世界の日本語教育の現場から(国際交流基金日本語専門家レポート)より多くの先生方のためにデキルコト-「見る!日本語の教え方」プロジェクト始動-

国際交流基金バンコク日本文化センター(タイ東北部中等教育機関)
福永達士

日本語専門家がいるトコロ

授業の様子その1
日本語クラスで動詞カードゲームをしている様子

まず、私がいるところですが、Google Mapで「ナコーンラーチャシーマー」と入力してみてください。ナコーンラーチャシーマー県は、バンコクの北東約250キロのところにあって、東北部への玄関口と言われています。
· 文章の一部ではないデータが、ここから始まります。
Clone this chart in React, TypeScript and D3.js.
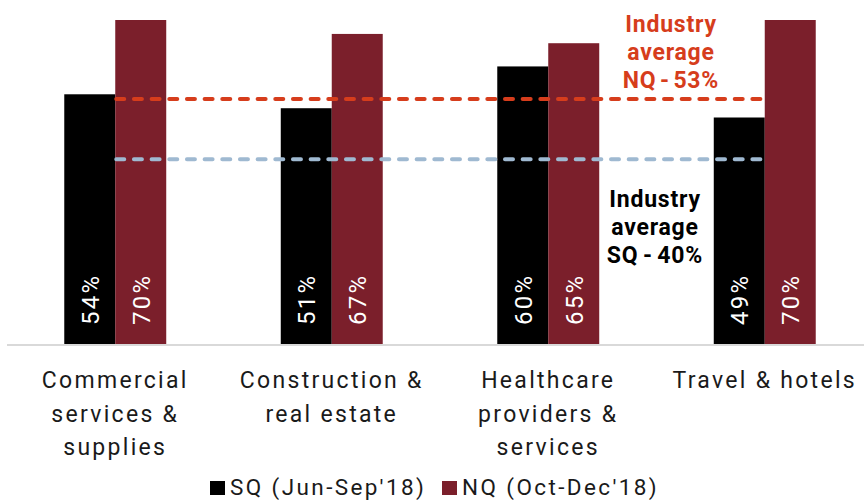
import React from "react";
import * as d3 from "d3";

const categories = [
  ["Commercial", "services &", "supplies"],
  ["Construction &", "real estate"],
  ["Healthcare", "providers &", "services"],
  ["Travel & hotels"],
];
const categoryKeys = ["Commercial", "Construction", "Healthcare", "Travel"];
const series = ["SQ", "NQ"];
const seriesLabels = ["SQ (Jun-Sep'18)", "NQ (Oct-Dec'18)"];
const sqValues = [54, 51, 60, 49];
const nqValues = [70, 67, 65, 70];
const avgNQ = 53;
const avgSQ = 40;
const avgNQLabel = ["Industry", "average", "NQ - 53%"];
const avgSQLabel = ["Industry", "average", "SQ - 40%"];

const W = 864;
const H = 501;
const colors: Record<string, string> = { SQ: "#000000", NQ: "#7b1f2b" };
const FONT = "Roboto, 'Noto Sans', sans-serif";

export default function App() {
  const baseY = 345;
  const x0 = d3
    .scaleBand<string>()
    .domain(categoryKeys)
    .range([7, 873])
    .paddingInner(0.529)
    .paddingOuter(0.2645);
  const x1 = d3.scaleBand<string>().domain(series).range([0, x0.bandwidth()]);
  const y = d3.scaleLinear().domain([0, 70]).range([baseY, 20]);
  const vals: Record<string, number[]> = { SQ: sqValues, NQ: nqValues };

  const lineX1 = (x0(categoryKeys[0]) ?? 0) + (x1("NQ") ?? 0) + 1;
  const lineX2 = (x0(categoryKeys[3]) ?? 0) + (x1("NQ") ?? 0) + 0;

  return (
    <svg
      width={W}
      height={H}
      style={{ position: "absolute", left: 0, top: 0, background: "#fff" }}
      fontFamily={FONT}
    >
      {/* bars */}
      {categoryKeys.map((c, i) =>
        series.map((s) => {
          const v = vals[s][i];
          const bx = (x0(c) ?? 0) + (x1(s) ?? 0);
          const bw = x1.bandwidth();
          return (
            <g key={c + s}>
              <rect x={bx} y={y(v)} width={bw} height={baseY - y(v)} fill={colors[s]} />
              <text
                transform={`translate(${bx + bw / 2 + 1},${baseY - 20}) rotate(-90)`}
                fill="#fff"
                fontSize={24}
                letterSpacing={2.3}
                dominantBaseline="central"
              >
                {v}%
              </text>
            </g>
          );
        })
      )}
      {/* axis */}
      <line x1={7} x2={W} y1={baseY} y2={baseY} stroke="#d9d9d9" strokeWidth={2} />
      {/* average lines */}
      <line
        x1={lineX1}
        x2={lineX2}
        y1={y(avgNQ)}
        y2={y(avgNQ)}
        stroke="#d63d1c"
        strokeWidth={4}
        strokeDasharray="8 9.67"
        strokeLinecap="round"
      />
      <line
        x1={lineX1}
        x2={lineX2}
        y1={y(avgSQ)}
        y2={y(avgSQ)}
        stroke="#9fb9d1"
        strokeWidth={4}
        strokeDasharray="8 9.67"
        strokeLinecap="round"
      />
      {/* annotations */}
      {avgNQLabel.map((t, i) => (
        <text
          key={"n" + i}
          x={671}
          y={32 + i * 28}
          textAnchor="middle"
          fill="#d63d1c"
          fontWeight="bold"
          fontSize={23}
          letterSpacing={0.8}
          wordSpacing={i === 2 ? -3 : 0}
        >
          {t}
        </text>
      ))}
      {avgSQLabel.map((t, i) => (
        <text
          key={"s" + i}
          x={655}
          y={207 + i * 28}
          textAnchor="middle"
          fill="#000"
          fontWeight="bold"
          fontSize={23}
          letterSpacing={0.8}
          wordSpacing={i === 2 ? -2 : 0}
        >
          {t}
        </text>
      ))}
      {/* category labels */}
      {categories.map((lines, i) => {
        const cx = (x0(categoryKeys[i]) ?? 0) + x0.bandwidth() / 2;
        return lines.map((t, j) => (
          <text
            key={i + "-" + j}
            x={cx}
            y={388 + j * 33.5}
            textAnchor="middle"
            fill="#1a1a1a"
            fontSize={23}
            letterSpacing={2.3}
          >
            {t}
          </text>
        ));
      })}
      {/* legend */}
      {series.map((s, i) => {
        const lx = i === 0 ? 210 : 442;
        return (
          <g key={"lg" + s}>
            <rect x={lx} y={481} width={15} height={14} fill={colors[s]} />
            <text x={lx + 20} y={495} fill="#1a1a1a" fontSize={22.5} letterSpacing={2.4}>
              {seriesLabels[i]}
            </text>
          </g>
        );
      })}
    </svg>
  );
}
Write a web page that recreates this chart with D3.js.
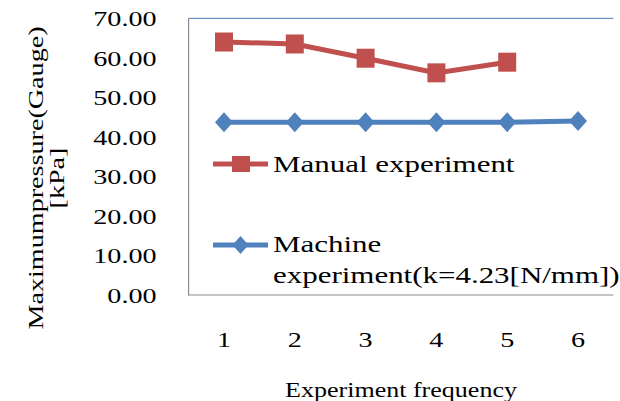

日本ではあまりなじみのない地名かもしれませんが、タイでは首都バンコクに次いで2番目に人口が多い県です。私がふだんいる学校は、その県の中心にあるスラナリーウィッタヤー学校(以下、スラナリー校)という名門女子中等学校です。生徒数は4000人を超え、外国語科目としては、日本語、英語、中国語、韓国語、フランス語、ミャンマー語などが教えられています。この学校には2012年から国際交流基金の日本語専門家(以下、専門家)が派遣されています。

日本語専門家のシゴト

授業の様子その2
日本語キャンプ出講時の1コマ

私のしごとには、大きく分けると主にふたつのミッションがあります。そのひとつが、配属先校支援です。スラナリー校には、タイ人日本語教師3名と、日本語教育の実習生2名がいます。専門家は、その先生や実習生たちと一緒にティーム・ティーチングで日本語を教えています。また、毎日の授業の中で日本語の教え方についてのアドバイス、そして教材作成などを行っています。そして、授業外で生徒に対する日本語サポートも大切なしごとです。

もうひとつの主な任務は、タイ東北部全体への中等教育支援です。担当する東北部の総面積は約168,854平方kmあり、この広さは東京都の約77倍、九州でいうと約4倍の広さです。この地域の各都市を飛び回って、日本語教育を行っている中等学校を定期的に訪問しています。また、日本語教育のセミナーやワークショップを開催したり、日本語キャンプやスピーチコンテストなどの日本語イベントへの協力を行ったりしています。

より多くの先生方のためにデキルコト
-「見る!日本語の教え方」プロジェクト始動-

ナコーンラーチャシーマーに派遣されてから約1年。これまでに学校訪問で数多くの授業を見学し、また教師研修などで先生方の声に耳を傾けてきた中で、ひとつ急いで解決すべきことがあきらかになりました。それは、日本語を教えることに日々困っている、苦労している先生方への定期的なサポートです。タイ国内のすべての学校を網羅するような教師研修を行うには限界があります。また、学校訪問による指導も、専門家が1学期間に複数回実施することはたいへん難しい状況です。せっかく研修があっても、地理的な問題や学校業務のために、参加したくても参加できない先生方が多くいます。さらに、学校によっては教師用指導書やクラス活動集などがあっても、タイ人の先生方によっては日本語能力などの問題からうまく活用できていないという現状があります。また最近は、「日本語を学ぶ」ためのウェブサイトは多くなってきましたが、「日本語を教える」ためのウェブサイトはあまり多くありません。あっても、専門的な用語が多く使われていると、日本語を母語としない先生方には使いづらいことも少なくありません。

そこで、手軽に見ることができる動画を通して、授業活動のアイディアを提供するプロジェクトを、タイ北部に派遣されている専門家と、国際交流基金バンコク日本文化センターの専任講師、そして私とで考えました。「動画を見て、すぐにわかる。動画を見て、すぐに授業で使える。」をコンセプトに、「見る!日本語の教え方」というウェブページを通して、2014年5月から約1年間、定期的に日本語の教え方について、動画を配信する予定です。

見る!日本語の教え方

https://www.facebook.com/miru.oshiekata

今回の企画趣旨には、わたしたち専門家が公的派遣であるという点も考慮しています。どこか特定の機関だけ、専門家が派遣されている学校だけの日本語教育支援ではなく、タイ全土にあるより多くの学校、より多くの先生方のためにできることを考えて企画しました。試行錯誤しながらですが、タイの日本語教育のために、少しでも多くの日本語教師に役立つ情報を発信していきたいと思っています。